As we reported earlier this week, the European Commission has decided not enough buyers are using e-procurement
. And as only 5 per cent of total spend is processed this way – compared to an EU target of 50 per cent by 2010 – it’s not difficult to understand their motivation for a change.
What I find difficult to understand is the response they seem to be shuffling toward – greater regulation (or as the document puts it “more concerted EU-level efforts to encourage alignment or standardisation”) for buyers.
“With the benefit of hindsight, there are some areas which might have benefited from a more pro-active and/or directive approach,” the consultation
“Is there further scope for the introduction of regulatory incentives in EU legislation to encourage the use e-procurement?” it asks. “Alternatively, should EU procurement legislation clarify the possibility for individual Member States to require the use of e-procurement under certain circumstances?”
I’ve no problem with more use of e-procurement. As the Commission says, it has benefits for both buyers and suppliers, identified as greater transparency, reduced costs and increased speed. But, as it also points out, it’s not free or cheap for either party.

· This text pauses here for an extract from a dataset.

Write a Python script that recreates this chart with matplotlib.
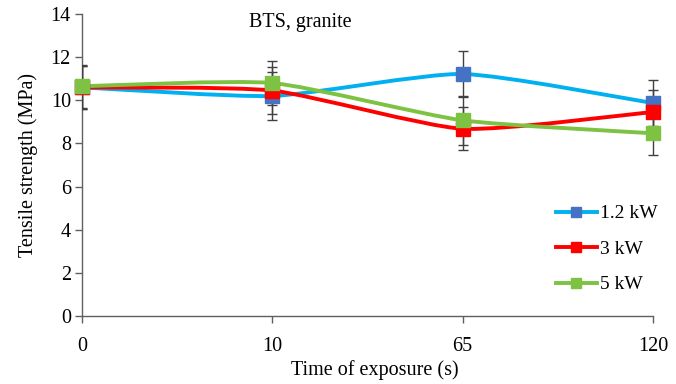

What I have a problem with is that this is bound to mean more bureaucracy and headaches for public sector purchasers. And, of course, the consultation doesn’t entertain the idea that current bureaucratic procurement rules could possibly be a barrier to adoption.
Whatever the benefits, greater standardisation is bound to lead to more box-ticking, less flexibility and perhaps even greater inaccessibility – as the consultation itself points out the current lack of adoption is as much the fault of suppliers. So why must this burden fall on the buyer? Because they are the easiest to regulate.
And what will happen to those forward-thinking local authorities, schools and healthcare providers who have already taken the initiative and deployed a variety of e-procurement systems when these fail to meet a new “EU standard”?
As our debate on EU procurement rules demonstrated
the stick approach is the worst possible way to encourage buy-in among users (ironically, as those who have deployed e-procurement in their organisation are probably aware).
But it’s not all bad. In fact, one of the suggestions raised by the consultation is to reduce the legal obligations on buyers if they use e-procurement. “Would this make the use of e-procurement systems more attractive?” it asks. We might see adoption rates above 90 per cent if this proposal were to be implemented.